Pepe is also a schemer, willing to betray or at least take advantage of his friends: he allied with Ms. Bitterman in It's a Very Merry Muppet Christmas Movie and worked with Rizzo to trick Gonzo into building a Jacuzzi in Muppets from Space. However, his conscience usually wins out and makes him do what is right in the end.

==Role==
Pepe has become one of the most popular Muppet characters, providing comedic relief in major supporting roles similar to Rizzo the Rat and appearing in most major Muppet productions since his introduction. He and Bobo the Bear are the only Muppet characters originally created for Muppets Tonight that are still prominently featured in The Muppets franchise. Pepe is frequently cast in the main ensemble, while Bobo is a supporting player.

== Appearances ==
Pepe appeared in fourteen episodes of Muppets Tonight, proved a hit with audiences and has returned many times since. (Although his partner Seymour has never been seen again.) He has major roles in Muppets from Space (1999), It's a Very Merry Muppet Christmas Movie (2002), The Muppets' Wizard of Oz (2005) (where he co-stars as Toto), and A Muppets Christmas: Letters to Santa (2008). He also appears in 2011's The Muppets, though in keeping with that film's focus on the original Muppet Show cast, he has only a brief cameo role as Miss Piggy's dance partner. He appears in the 2014 film Muppets Most Wanted. Though he has more screen time than in The Muppets, his dialogue is limited. His most prominent scene in the film features him gambling on the tour train with hip-hop mogul Sean Combs. He is a regular on The Muppets as a comedy writer for the show-within-a-show, Up Late with Miss Piggy with Gonzo and Rizzo the Rat. In Muppets Now he stars in "Pepe’s Unbelievable Gameshow", a segment in which he hosts a game show and makes up the rules as he goes along, to the annoyance of his co-host, Scooter.

As well as frequent appearances in commercials, Muppet short films and videogames, Pepe was also as an occasional correspondent on Statler and Waldorf: From the Balcony, and hosts "Pepe's Profiles" featurettes produced by Walt Disney Studios Home Entertainment for the Kermit's 50th Anniversary DVD re-releases of early Muppet movies. In 2002, he was the "spokesprawn" for restaurant chain Long John Silver's. He has also made many television appearances on shows including America's Funniest Home Videos, The Jay Leno Show, Late Night with Jimmy Fallon, and Dancing with the Stars.

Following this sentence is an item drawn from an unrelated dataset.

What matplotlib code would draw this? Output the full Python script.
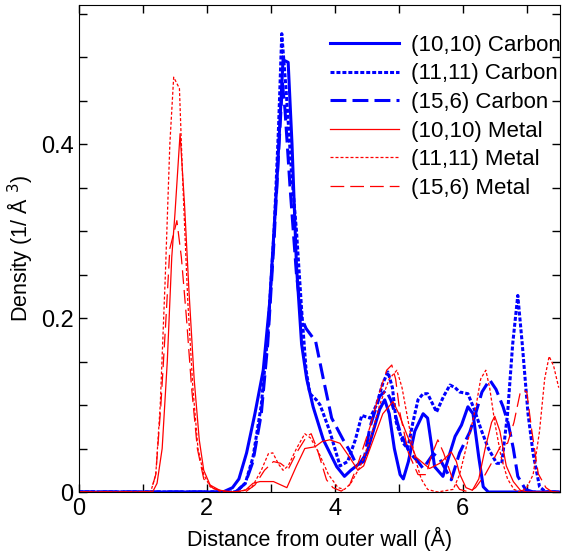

He was also an award presenter at The Game Awards 2018 ceremony, which honored the best video games of that year.

The parody self-help book It's Hard Out Here for a Shrimp is attributed to Pepe and tells his life story.

==Performers==
Bill Barretta has remained Pepe's performer since his 1996 debut on Muppets Tonight; however, Drew Massey performed Pepe in a test pilot for the web series Statler and Waldorf: From the Balcony.

==Meme==
Pepe became an internet sensation in December 2024, mainly due to influencers on TikTok using his image to depict feelings of embarrassment and disbelief. He has also inspired the creation of a memecoin on the platform Solana.